>> start Collected data

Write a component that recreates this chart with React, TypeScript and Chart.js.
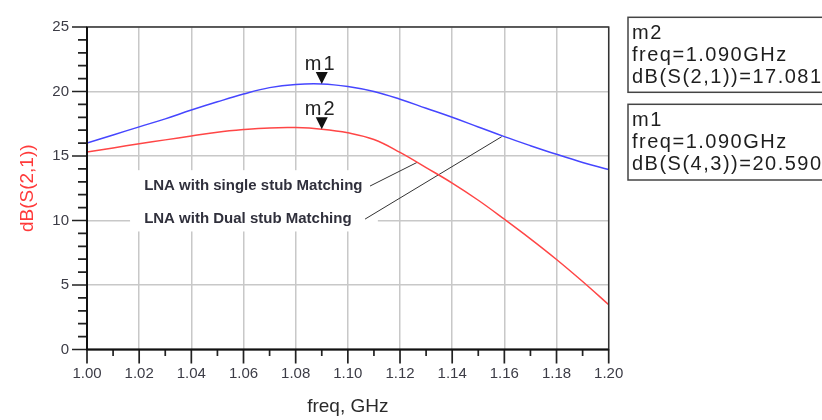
import React, { useEffect, useRef } from 'react';
import { Chart, registerables } from 'chart.js';

Chart.register(...registerables);

const FONT = '"Liberation Sans", Arial, Helvetica, sans-serif';

// Frequency axis (GHz)
const freqGHz = [
  1.0, 1.01, 1.02, 1.03, 1.04, 1.05, 1.06, 1.07, 1.08, 1.09, 1.1,
  1.11, 1.12, 1.13, 1.14, 1.15, 1.16, 1.17, 1.18, 1.19, 1.2,
];
// dB(S(4,3)) - blue trace (m1)
const s43dB = [
  16.0, 16.63, 17.26, 17.88, 18.56, 19.2, 19.8, 20.3, 20.55, 20.59, 20.39,
  20.0, 19.4, 18.7, 18.0, 17.25, 16.5, 15.8, 15.13, 14.5, 13.95,
];
// dB(S(2,1)) - red trace (m2)
const s21dB = [
  15.3, 15.62, 15.95, 16.25, 16.55, 16.85, 17.05, 17.18, 17.2, 17.08, 16.8,
  16.28, 15.28, 14.1, 12.9, 11.57, 10.1, 8.58, 6.98, 5.27, 3.47,
];

const markerFreq = 1.09;
const m1Value = 20.59;
const m2Value = 17.081;
const markerBoxes = [
  ['m2', 'freq=1.090GHz', 'dB(S(2,1))=17.081'],
  ['m1', 'freq=1.090GHz', 'dB(S(4,3))=20.590'],
];
const labelSingle = 'LNA with single stub Matching';
const labelDual = 'LNA with Dual stub Matching';
const xTitle = 'freq, GHz';
const yTitle = 'dB(S(2,1))';

const annotPlugin = {
  id: 'annot',
  beforeDatasetsDraw(chart: any) {
    const { ctx, scales } = chart;
    const x = scales.x;
    const y = scales.y;
    ctx.save();
    // white label background
    const l = x.getPixelForValue(1.0165);
    const r = x.getPixelForValue(1.1115);
    const t = y.getPixelForValue(13.9);
    const b = y.getPixelForValue(9.15);
    ctx.fillStyle = '#ffffff';
    ctx.fillRect(l, t, r - l, b - t);
    ctx.font = 'bold 15px ' + FONT;
    ctx.fillStyle = '#30303c';
    ctx.textAlign = 'left';
    ctx.textBaseline = 'alphabetic';
    ctx.fillText(labelSingle, x.getPixelForValue(1.0219), y.getPixelForValue(12.4));
    ctx.fillText(labelDual, x.getPixelForValue(1.0219), y.getPixelForValue(9.8));
    // leader lines
    ctx.strokeStyle = '#333333';
    ctx.lineWidth = 1;
    ctx.beginPath();
    ctx.moveTo(x.getPixelForValue(1.1085), y.getPixelForValue(12.67));
    ctx.lineTo(x.getPixelForValue(1.1265), y.getPixelForValue(14.5));
    ctx.moveTo(x.getPixelForValue(1.1066), y.getPixelForValue(10.11));
    ctx.lineTo(x.getPixelForValue(1.159), y.getPixelForValue(16.5));
    ctx.stroke();
    ctx.restore();
  },
  afterDatasetsDraw(chart: any) {
    const { ctx, scales, chartArea } = chart;
    const x = scales.x;
    const y = scales.y;
    ctx.save();
    // markers
    const drawMarker = (name: string, val: number, textGap: number) => {
      const px = x.getPixelForValue(markerFreq);
      const py = y.getPixelForValue(val);
      ctx.fillStyle = '#111111';
      ctx.beginPath();
      ctx.moveTo(px, py);
      ctx.lineTo(px - 6, py - 12);
      ctx.lineTo(px + 6, py - 12);
      ctx.closePath();
      ctx.fill();
      ctx.font = '20px ' + FONT;
      (ctx as any).letterSpacing = '2px';
      ctx.textAlign = 'center';
      ctx.textBaseline = 'alphabetic';
      ctx.fillStyle = '#222222';
      ctx.fillText(name, px - 1, py - textGap);
      (ctx as any).letterSpacing = '0px';
    };
    drawMarker('m1', m1Value, 13.5);
    drawMarker('m2', m2Value, 14);
    // frame
    ctx.strokeStyle = '#333333';
    ctx.lineWidth = 1.5;
    ctx.strokeRect(chartArea.left, chartArea.top, chartArea.right - chartArea.left, chartArea.bottom - chartArea.top);
    ctx.restore();
  },
  afterDraw(chart: any) {
    const { ctx, scales, chartArea } = chart;
    const x = scales.x;
    const y = scales.y;
    ctx.save();
    ctx.strokeStyle = '#222222';
    ctx.lineWidth = 1.7;
    ctx.beginPath();
    y.ticks.forEach((tk: any) => {
      const py = y.getPixelForValue(tk.value);
      const major = Math.round(tk.value) % 5 === 0;
      ctx.moveTo(chartArea.left, py);
      ctx.lineTo(chartArea.left - (major ? 15 : 9), py);
    });
    x.ticks.forEach((tk: any, i: number) => {
      const px = x.getPixelForValue(tk.value);
      const major = i % 2 === 0;
      ctx.moveTo(px, chartArea.bottom);
      ctx.lineTo(px, chartArea.bottom + (major ? 14 : 6.5));
    });
    ctx.stroke();
    // axes lines
    ctx.strokeStyle = '#111111';
    ctx.lineWidth = 2;
    ctx.beginPath();
    ctx.moveTo(chartArea.left, chartArea.top);
    ctx.lineTo(chartArea.left, chartArea.bottom);
    ctx.lineTo(chartArea.right, chartArea.bottom);
    ctx.stroke();
    // marker info boxes
    ctx.strokeStyle = '#444444';
    ctx.lineWidth = 1.5;
    const boxTops = [17.3, 104.3];
    const boxH = [75, 75.7];
    ctx.font = '20px ' + FONT;
    (ctx as any).letterSpacing = '1.5px';
    ctx.fillStyle = '#1e1e1e';
    ctx.textAlign = 'left';
    ctx.textBaseline = 'alphabetic';
    markerBoxes.forEach((lines, bi) => {
      const top = boxTops[bi];
      ctx.strokeRect(628, top, 210, boxH[bi]);
      lines.forEach((s, li) => {
        ctx.fillText(s, 632, top + 22 + li * 21.6);
      });
    });
    ctx.restore();
  },
};

export default function App() {
  const canvasRef = useRef<HTMLCanvasElement | null>(null);

  useEffect(() => {
    const canvas = canvasRef.current;
    if (!canvas) return;
    const chart = new Chart(canvas, {
      type: 'line',
      data: {
        datasets: [
          {
            label: 'dB(S(4,3))',
            data: freqGHz.map((f, i) => ({ x: f, y: s43dB[i] })),
            borderColor: '#4646ff',
            borderWidth: 1.5,
            pointRadius: 0,
            tension: 0.4,
            fill: false,
          },
          {
            label: 'dB(S(2,1))',
            data: freqGHz.map((f, i) => ({ x: f, y: s21dB[i] })),
            borderColor: '#ff4646',
            borderWidth: 1.5,
            pointRadius: 0,
            tension: 0.4,
            fill: false,
          },
        ],
      },
      options: {
        animation: false,
        responsive: false,
        maintainAspectRatio: false,
        layout: { padding: { left: 0, top: 16.5, right: 213.3, bottom: 0 } },
        plugins: {
          legend: { display: false },
          tooltip: { enabled: false },
        },
        scales: {
          x: {
            type: 'linear',
            min: 1.0,
            max: 1.2,
            afterFit: (s: any) => {
              s.height = 70.5;
            },
            ticks: {
              stepSize: 0.01,
              autoSkip: false,
              maxRotation: 0,
              padding: 15,
              color: '#3c3c46',
              font: { family: FONT, size: 15 },
              callback: (v: any, i: number) => (i % 2 === 0 ? Number(v).toFixed(2) : ''),
            },
            grid: {
              drawTicks: false,
              lineWidth: 1.5,
              color: (c: any) => (c.index % 2 === 0 ? '#c8c8c8' : 'rgba(0,0,0,0)'),
            },
            border: { display: false },
            title: {
              display: true,
              text: xTitle,
              color: '#2a2a2a',
              font: { family: FONT, size: 19 },
              padding: { top: 0, bottom: 2 },
            },
          },
          y: {
            type: 'linear',
            min: 0,
            max: 25,
            afterFit: (s: any) => {
              s.width = 87;
            },
            ticks: {
              stepSize: 1,
              autoSkip: false,
              padding: 18,
              color: '#3c3c46',
              font: { family: FONT, size: 15 },
              callback: (v: any) => (Math.round(Number(v)) % 5 === 0 ? String(Math.round(Number(v))) : ''),
            },
            grid: {
              drawTicks: false,
              lineWidth: 1.5,
              color: (c: any) => (c.tick && Math.round(c.tick.value) % 5 === 0 ? '#c8c8c8' : 'rgba(0,0,0,0)'),
            },
            border: { display: false },
            title: {
              display: true,
              text: yTitle,
              color: '#ff3a3a',
              font: { family: FONT, size: 19 },
              padding: { top: 16, bottom: 0 },
            },
          },
        },
      },
      plugins: [annotPlugin],
    });
    return () => chart.destroy();
  }, []);

  return (
    <div style={{ position: 'absolute', left: 0, top: 0, width: 822, height: 420, background: '#ffffff' }}>
      <canvas ref={canvasRef} width={822} height={420} />
    </div>
  );
}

>> end Collected data

Task description -
Starting with the first line of the data above and ending with the line containing "const yTitle = 'dB(S(2,1))';", please restate every line exactly, leaving images out.

Answer below -
Write a component that recreates this chart with React, TypeScript and Chart.js.
import React, { useEffect, useRef } from 'react';
import { Chart, registerables } from 'chart.js';

Chart.register(...registerables);

const FONT = '"Liberation Sans", Arial, Helvetica, sans-serif';

// Frequency axis (GHz)
const freqGHz = [
  1.0, 1.01, 1.02, 1.03, 1.04, 1.05, 1.06, 1.07, 1.08, 1.09, 1.1,
  1.11, 1.12, 1.13, 1.14, 1.15, 1.16, 1.17, 1.18, 1.19, 1.2,
];
// dB(S(4,3)) - blue trace (m1)
const s43dB = [
  16.0, 16.63, 17.26, 17.88, 18.56, 19.2, 19.8, 20.3, 20.55, 20.59, 20.39,
  20.0, 19.4, 18.7, 18.0, 17.25, 16.5, 15.8, 15.13, 14.5, 13.95,
];
// dB(S(2,1)) - red trace (m2)
const s21dB = [
  15.3, 15.62, 15.95, 16.25, 16.55, 16.85, 17.05, 17.18, 17.2, 17.08, 16.8,
  16.28, 15.28, 14.1, 12.9, 11.57, 10.1, 8.58, 6.98, 5.27, 3.47,
];

const markerFreq = 1.09;
const m1Value = 20.59;
const m2Value = 17.081;
const markerBoxes = [
  ['m2', 'freq=1.090GHz', 'dB(S(2,1))=17.081'],
  ['m1', 'freq=1.090GHz', 'dB(S(4,3))=20.590'],
];
const labelSingle = 'LNA with single stub Matching';
const labelDual = 'LNA with Dual stub Matching';
const xTitle = 'freq, GHz';
const yTitle = 'dB(S(2,1))';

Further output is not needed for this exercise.